Revenue Procedure 2020-22 allows taxpayers who made a real property trade or business election for 2018, 2019 or 2020 to withdraw the election on an amended tax return, in which case the taxpayer will be treated as never having made the election.  Revenue Procedure 2020-22 also allows taxpayers who did not make a timely real property trade or business election to make one now and includes guidance on how to make various other elections under section 163(j) that are permitted by the CARES Act.

Click here to access the revenue procedure:  Rev. Proc. 2020-22

Revenue Procedure 2020-23

Apart from the changes to the section 163(j) interest expense limitation and the Qualified Improvement Property technical correction, the CARES Act included several other retroactive changes to the tax law beneficial to taxpayers including increased NOL utilization and carryback ability.  Generally, if taxpayers have already filed their 2018 and/or 2019 tax return, the only way for those taxpayers to benefit from such changes is by filing an amended tax return.  However, partnerships that are subject to the centralized partnership audit regime under the Bipartisan Budget Act of 2015 (“BBA Partnerships”) are generally not able to file amended returns.  Instead, they must file an Administrative Adjustments Request (AAR), which generally adjusts the partnership’s income only for the year in which the AAR is filed.  A partnership that files an AAR in 2020 would only be able to obtain a refund for any resulting adjustments when the partnership files its 2020 tax return, as late as October 15, 2020. 

In order to enable partners in BBA Partnerships to more quickly obtain refunds resulting from the CARES Act’s retroactive relief provisions, Rev. Proc. 2020-23 provides an important administrative fix by permitting partnerships that filed 2018 or 2019 tax returns prior to April 8, 2020 (the issuance date of Rev. Proc. 2020-23) to file amended tax returns and schedule K-1s for 2018 and 2019 by September 30, 2020. 

Affected Taxpayers that May Benefit from Rev. Proc. 2020-23

In particular, Rev.
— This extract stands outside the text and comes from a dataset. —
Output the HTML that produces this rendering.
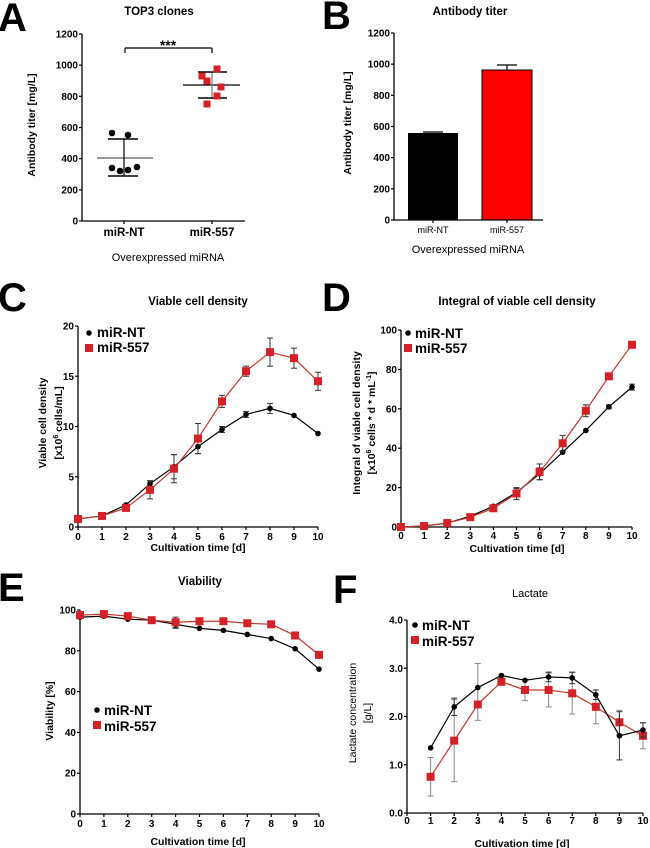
<!DOCTYPE html>
<html><head><meta charset="utf-8"><style>
body{margin:0;background:#fff;}
svg{display:block;font-family:"Liberation Sans",Arial,sans-serif;}
.t{font-weight:bold;font-size:11.5px;}
.tks{font-weight:bold;font-size:10px;}
.lab{font-size:10.5px;font-weight:bold;}
.big{font-weight:bold;font-size:40px;}
.leg{font-weight:bold;font-size:13.5px;}
</style></head><body>
<svg id="s" width="650" height="848" viewBox="0 0 650 848" xmlns="http://www.w3.org/2000/svg">
<g fill="#000">
<text class="big" x="-2" y="31">A</text>
<text class="big" x="322" y="29">B</text>
<text class="big" x="-2" y="311">C</text>
<text class="big" x="322" y="311">D</text>
<text class="big" x="-2" y="601">E</text>
<text class="big" x="333" y="603">F</text>

<text class="t" x="159" y="15" text-anchor="middle">TOP3 clones</text>
<text class="t" x="470" y="15" text-anchor="middle">Antibody titer</text>
<text class="t" x="198" y="305" text-anchor="middle">Viable cell density</text>
<text class="t" x="517" y="305" text-anchor="middle">Integral of viable cell density</text>
<text class="t" x="200" y="585" text-anchor="middle">Viability</text>
<text x="530" y="597" text-anchor="middle" font-size="11">Lactate</text>

<text class="lab" transform="translate(35,125) rotate(-90)" text-anchor="middle">Antibody titer [mg/L]</text>
<text class="lab" transform="translate(351,123) rotate(-90)" text-anchor="middle">Antibody titer [mg/L]</text>
<text class="lab" transform="translate(46,423) rotate(-90)" text-anchor="middle">Viable cell density</text>
<text class="lab" transform="translate(62,423) rotate(-90)" text-anchor="middle">[x10<tspan font-size="7" dy="-4">6</tspan><tspan dy="4"> cells/mL]</tspan></text>
<text class="lab" transform="translate(360,423) rotate(-90)" text-anchor="middle">Integral of viable cell density</text>
<text class="lab" transform="translate(375,423) rotate(-90)" text-anchor="middle">[x10<tspan font-size="7" dy="-4">6</tspan><tspan dy="4"> cells * d * mL</tspan><tspan font-size="7" dy="-4">-1</tspan><tspan dy="4">]</tspan></text>
<text class="lab" transform="translate(53,711) rotate(-90)" text-anchor="middle">Viability [%]</text>
<text font-size="10.5" transform="translate(356,713) rotate(-90)" text-anchor="middle">Lactate concentration</text>
<text font-size="10.5" transform="translate(371,713) rotate(-90)" text-anchor="middle">[g/L]</text>

<text x="168" y="261" text-anchor="middle" font-size="11">Overexpressed miRNA</text>
<text x="468" y="253" text-anchor="middle" font-size="11">Overexpressed miRNA</text>
<text class="lab" x="198" y="551" text-anchor="middle">Cultivation time [d]</text>
<text class="lab" x="517" y="552" text-anchor="middle">Cultivation time [d]</text>
<text class="lab" x="198" y="845" text-anchor="middle">Cultivation time [d]</text>
<text class="lab" x="522" y="847" text-anchor="middle">Cultivation time [d]</text>

<text class="t" x="124" y="236" text-anchor="middle" font-size="12">miR-NT</text>
<text class="t" x="212" y="236" text-anchor="middle" font-size="12">miR-557</text>
<text x="433" y="233" text-anchor="middle" font-size="9">miR-NT</text>
<text x="507" y="233" text-anchor="middle" font-size="9">miR-557</text>
<text x="168" y="50" text-anchor="middle" font-size="14" font-weight="bold">***</text>

<text class="leg" x="97" y="337">miR-NT</text>
<text class="leg" x="97" y="352">miR-557</text>
<text class="leg" x="415" y="338">miR-NT</text>
<text class="leg" x="415" y="353">miR-557</text>
<text class="leg" x="104" y="715">miR-NT</text>
<text class="leg" x="104" y="731">miR-557</text>
<text class="leg" x="422" y="630">miR-NT</text>
<text class="leg" x="422" y="646">miR-557</text>
</g>
<g id="ticks" class="tks"></g>
<g id="dyn"></g>
</svg>
<script>
var NS="http://www.w3.org/2000/svg",dyn=document.getElementById('dyn'),tk=document.getElementById('ticks');
function el(n,a,p){var e=document.createElementNS(NS,n);for(var k in a)e.setAttribute(k,a[k]);(p||dyn).appendChild(e);return e;}
function line(x1,y1,x2,y2,c,w){el('line',{x1:x1,y1:y1,x2:x2,y2:y2,stroke:c||'#000','stroke-width':w||1.2});}
function txt(x,y,s,anc,cls){var t=el('text',{x:x,y:y,'text-anchor':anc||'end','class':cls||'tks'},tk);t.textContent=s;}
function yaxis(x,y0,y1,vals,labs,cls){line(x,y0,x,y1,'#000',1.3);for(var i=0;i<vals.length;i++){var y=y0+(y1-y0)*i/(vals.length-1);line(x-3,y,x,y);txt(x-4,y+3.5,labs[i],'end',cls);}}
yaxis(82,221,34,[0,1,2,3,4,5,6],['0','200','400','600','800','1000','1200'],'tks');
line(82,221,245,221,'#000',1.3);line(124,221,124,224);line(212,221,212,224);
line(125,53,125,48);line(125,48,212,48);line(212,48,212,53);
line(97,158,153,158,'#777',1.5);line(124,139,124,176,'#000',1.2);line(108,139,138,139,'#000',1.5);line(108,176,138,176,'#000',1.5);
[[112,133],[128,135],[112,168],[120,171],[128,170],[137,167]].forEach(function(p){el('circle',{cx:p[0],cy:p[1],r:3.3,fill:'#000'});});
line(183,85,240,85,'#000',1.3);line(212,72,212,98,'#777',1.2);line(198,72,227,72,'#000',1.5);line(198,98,227,98,'#000',1.5);
[[202,76],[207,81],[217,69],[221,87],[217,96],[207,104]].forEach(function(p){el('rect',{x:p[0]-3.5,y:p[1]-3.5,width:7,height:7,fill:'#d42027'});});
yaxis(394,220,33,[0,1,2,3,4,5,6],['0','200','400','600','800','1000','1200'],'tks');
el('rect',{x:408,y:133,width:50,height:87,fill:'#000'});
el('rect',{x:482,y:70,width:50,height:150,fill:'#ff0000',stroke:'#000','stroke-width':1});
line(507,70,507,65);line(497,65,517,65,'#000',1.3);line(423,132,443,132,'#000',1.3);
line(394,220,543,220,'#000',1.3);line(433,220,433,223);line(507,220,507,223);
function chart(o){
 yaxis(o.x0,o.y0,o.y1,o.yt,o.yt,'tks');
 line(o.x0,o.y0,o.x1,o.y0,'#000',1.3);
 var dx=(o.x1-o.x0)/10;
 for(var i=0;i<=10;i++){var x=o.x0+dx*i;line(x,o.y0,x,o.y0+3);txt(x,o.ty,String(i),'middle','tks');}
 function Y(v){return o.y0-(v-o.ymin)/(o.ymax-o.ymin)*(o.y0-o.y1);}
 function ser(d,e,col,sq,start,ecol){var pts=[];for(var i=0;i<d.length;i++){var x=o.x0+dx*(i+start);pts.push(x+','+Y(d[i]));}
  el('polyline',{points:pts.join(' '),fill:'none',stroke:col,'stroke-width':1.2});
  for(var i=0;i<d.length;i++){var x=o.x0+dx*(i+start),y=Y(d[i]);var er=e[i]||0;
   if(er){var up=Array.isArray(er)?er[0]:er,dn=Array.isArray(er)?er[1]:er;line(x,Y(d[i]+up),x,Y(d[i]-dn),ecol||'#333',1);line(x-3,Y(d[i]+up),x+3,Y(d[i]+up),ecol||'#333',1);line(x-3,Y(d[i]-dn),x+3,Y(d[i]-dn),ecol||'#333',1);}
   if(sq)el('rect',{x:x-4,y:y-4,width:8,height:8,fill:'#d42027'});else el('circle',{cx:x,cy:y,r:2.8,fill:'#000'});}}
 if(o.ntFirst){ser(o.red,o.re,'#c0392b',true,o.start||0,o.recol);ser(o.nt,o.ne,'#000',false,o.start||0);}else{ser(o.nt,o.ne,'#000',false,o.start||0);ser(o.red,o.re,'#c0392b',true,o.start||0,o.recol);}
 el('circle',{cx:o.lx,cy:o.ly,r:2.8,fill:'#000'});el('rect',{x:o.lx-4,y:o.ly+11,width:8,height:8,fill:'#d42027'});
}
chart({x0:78,x1:318,y0:527,y1:326,ymin:0,ymax:20,yt:['0','5','10','15','20'],ty:540,
 nt:[0.8,1.1,2.2,4.3,6,8,9.7,11.2,11.8,11.1,9.3],ne:[0,0,0,0.3,1.2,0.7,0.3,0.3,0.5,0,0],
 red:[0.8,1.1,1.9,3.7,5.8,8.8,12.5,15.5,17.4,16.8,14.5],re:[0,0,0,0.9,1.4,1.5,0.6,0.5,1.4,1,0.9],lx:89,ly:333});
chart({x0:401,x1:632,y0:527,y1:330,ymin:0,ymax:100,yt:['0','20','40','60','80','100'],ty:539,
 nt:[0,0.5,2,5.5,10.5,17.5,27,38,49,61,71],ne:[0,0,0,0,0,2,3,0,0,1,1.5],
 red:[0,0.5,2,5,9.5,17,28,42.5,59,76.5,92.5],re:[0,0,0,0,0,3,4,4,3,1.5,0],lx:408,ly:333});
chart({x0:80,x1:319,y0:814,y1:610,ymin:0,ymax:100,yt:['0','20','40','60','80','100'],ty:827,
 nt:[96.5,97,95.5,95,93,91,90,88,86,81,71],ne:[0,0,0,0,2,0,0,0,0,0,0],
 red:[97.5,98,97,95,94,94.5,94.5,93.5,93,87.5,78],re:[0,0,0,0,2.5,0,0,0,0,0,0],lx:97,ly:710});
chart({x0:407,x1:643,y0:813,y1:620,ymin:0,ymax:4,yt:['0.0','1.0','2.0','3.0','4.0'],ty:824,start:1,ntFirst:true,recol:'#888',
 nt:[1.35,2.2,2.6,2.85,2.75,2.82,2.8,2.45,1.6,1.72],ne:[0,0.18,0,0,0,0.1,0.12,0.1,0.5,0.15],
 red:[0.75,1.5,2.25,2.72,2.55,2.55,2.48,2.2,1.88,1.6],re:[0.4,0.85,[0.85,0.33],0.07,0.22,0.35,0.43,0.35,0.25,0.27],lx:415,ly:625});
</script>
</body></html>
Proc. 2020-23 may be beneficial to the following BBA Partnerships:

  • Partnerships that were not able to deduct a portion of their interest expense as a result of the 30% interest expense limitation under section 163(j).   They will now have the ability to go back and deduct interest expense up to 50% of adjusted taxable income rather than 30%. 
  • Partnerships that placed into service Qualified Improvement Property in 2018 or 2019. 
  • Partnerships that want to use Revenue Procedure 2020-22 to withdraw  or  make a late real property trade or business election out of section 163(j).
  • Partners who were or would be allocated losses from a partnership in 2018 or 2019 may be able to carry back those losses as a result of the provision in the CARES Act that allows NOL’s arising in 2018, 2019 or 2020 to be carried back 5 years.

BBA Partnerships are not required to use the amended return procedures under Revenue Procedure 2020-23 and may elect to use the normal AAR procedure instead.  Partnerships that have had changes in the identity of their partners may prefer to use an AAR rather than filing an amended return since the adjustments resulting from the AAR procedure will flow to the existing partners of the partnership at the time the AAR is filed instead of flowing to the partners who were partners in the prior year, as would occur if an amended return is filed under Revenue Procedure 2020-23.